OECD Warns of Rising Inequality in Developed Nations

The Organization for Economic Cooperation and Development (OECD) has released a report cautioning about the widening income inequality in developed countries. The study reveals that the gap between the wealthiest and poorest individuals is at its highest point in the last 30 years, raising concerns about potential social and economic consequences.

Key Findings

  • The richest 10% of the population in OECD countries earn 9.6 times more than the poorest 10%.
  • Income inequality has increased even in countries with traditionally low levels of disparity, such as Germany, Sweden, and Denmark.
  • The rise in inequality is attributed to factors including globalization, technological change, and changes in labor market policies.

Impact on Economic Growth

The OECD emphasizes that rising inequality can hinder economic growth by limiting opportunities for lower-income individuals and reducing social mobility.

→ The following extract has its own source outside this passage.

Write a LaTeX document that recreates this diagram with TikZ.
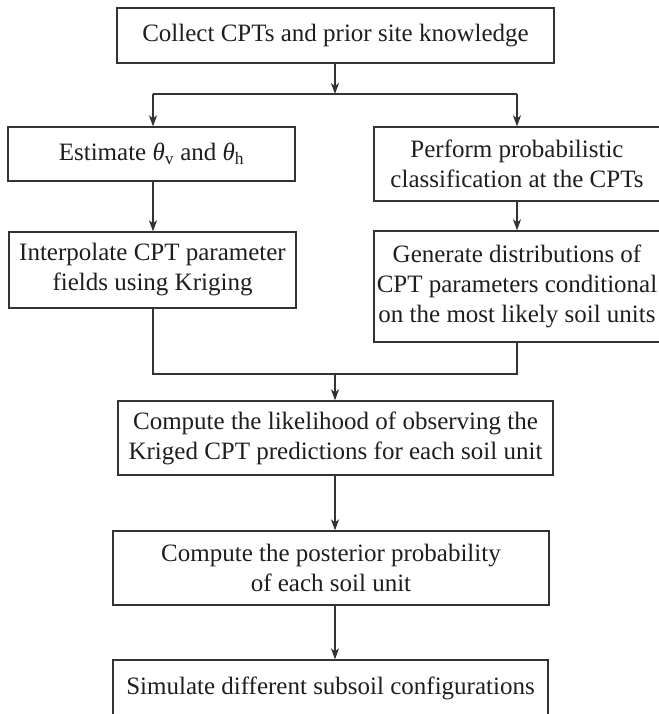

It can also lead to social unrest and political instability.

Policy Recommendations

The report suggests several policy measures to address income inequality, including:

  • Investing in education and skills development to improve opportunities for disadvantaged groups.
  • Strengthening social safety nets to provide support for those who are unemployed or low-income.
  • Reforming tax systems to make them more progressive.

The OECD urges governments to take action to reduce income inequality and promote inclusive growth.